You build up this idea of exercise in your head to be something easy, a normal part of the day.

And every barrier or obstacle you face just makes it harder for you to break down those lazy habits of making butter popcorn and watching series 6 of The Office.

6. Time to wash the work-out Hijab…

As a hijabi in the gym, how many times can we use it before it becomes almost unusable right? And no, you can’t fold it inside out, it just doesn’t work that way.

Also, no, don’t just spray it with Febreeze and hope it helps – because… don’t be that guy.

Also, usually, you have that one old cotton black hijab that is a timeless one for exercise – once you throw it in the wash you have to wait for it to wash and then dry – and what if you wanted to go for a quick run that night?

7. We’re not all athletic with perfectly ironed crease-free hijabs that make our faces look super slim – and that’s OK.

Instagram isn’t really you guys. It just isn’t.

Getting a perfect selfie with an angle that makes your face look slim and your Hijab on fleek is a great transferable skill – for a reason.

Because that kind of angling isn’t always available IRL.  

Yes, we have Hijabis we know that make tying a rectangular piece of cloth into an art form.

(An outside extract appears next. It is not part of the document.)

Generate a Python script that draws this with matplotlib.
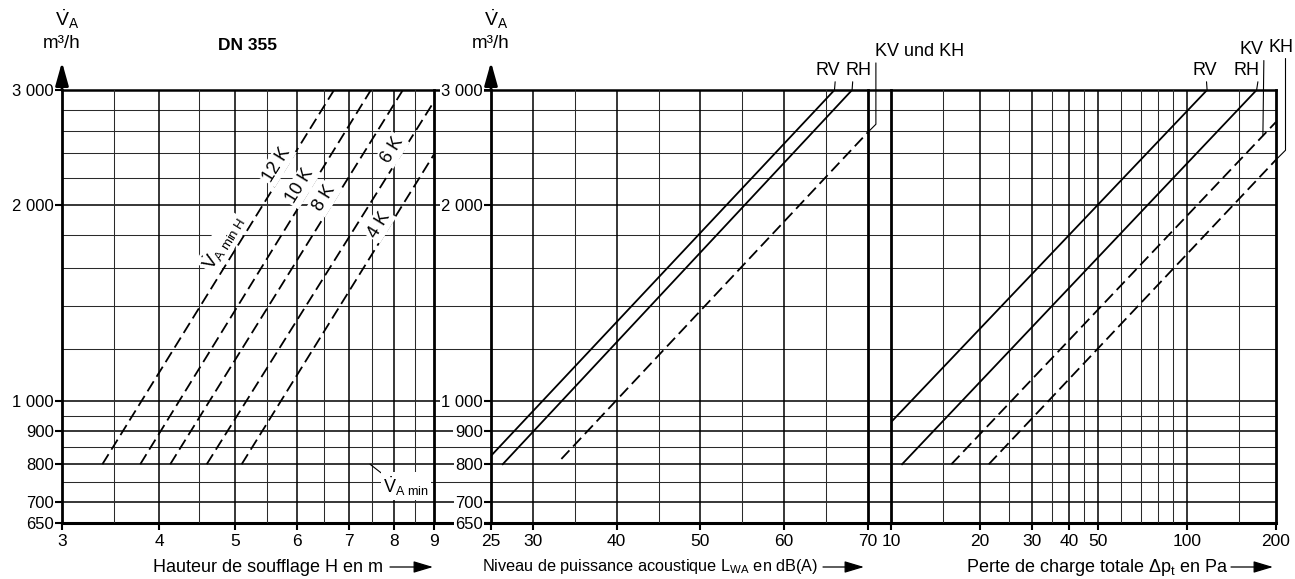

But we’re not all like that.

Most of us get by with having a BHD (bad Hijab day) at least twice a week. It’s all about the folds and creases and the way you pin.


7 of the most common struggles for hijabis when working out - Hijab-snow-wearemin.co




  • Find a time and a place that works for you (we’re not all morning people, so if you’re a night runner, make sure you have an accessible place you feel safe in).
  • Go running with a friend.
  • – Get your clothes ready the night/morning before (age-old but it’s always a great reminder).
  • – Don’t make excuses.
  • – Be a millennial – juice something in your blender (treat yourself before/after your workout with something that will bring up your energy like a berry/chia seed shake).

Exercise feels great, and this is coming from a person that needed a lot of convincing.

Asma El Badawi, a top female Muslim Basketballer, said…

“It is important to note that there are some misconceptions that Islam prohibits women in sports – on the contrary, it promotes a positive outlook towards the health and wellbeing for both genders”.

What we wear when we exercise can be a point of contention for us.

Before the Burkini became a product I could buy from the shops, my mum would purchase material and get my Aunt in Mauritius to fashion some kind of modest swimwear out of it.

(I wrote a spoken word piece following the French Ban on Burkinis in 2016 here).

That Hijabis now have a choice of where to go to buy modest swimwear is a huge step forward.

The Nike-Pro hijab, in particular, is a significant step forward because, while it isn’t anything that hasn’t been done before, Nike is an extremely powerful entity that has the power to normalize something that was previously marginalized.




What we’ve learnt from this is that there is a huge market for bespoke products for Hijabis to feel more at ease while they are working out – which should be catered for by accessible brands (not necessarily solely by the mainstream oligopolies of the sporting world).

We need sporting wear for Muslim women, preferably from Muslim women ourselves – because we know what we need more than anyone else.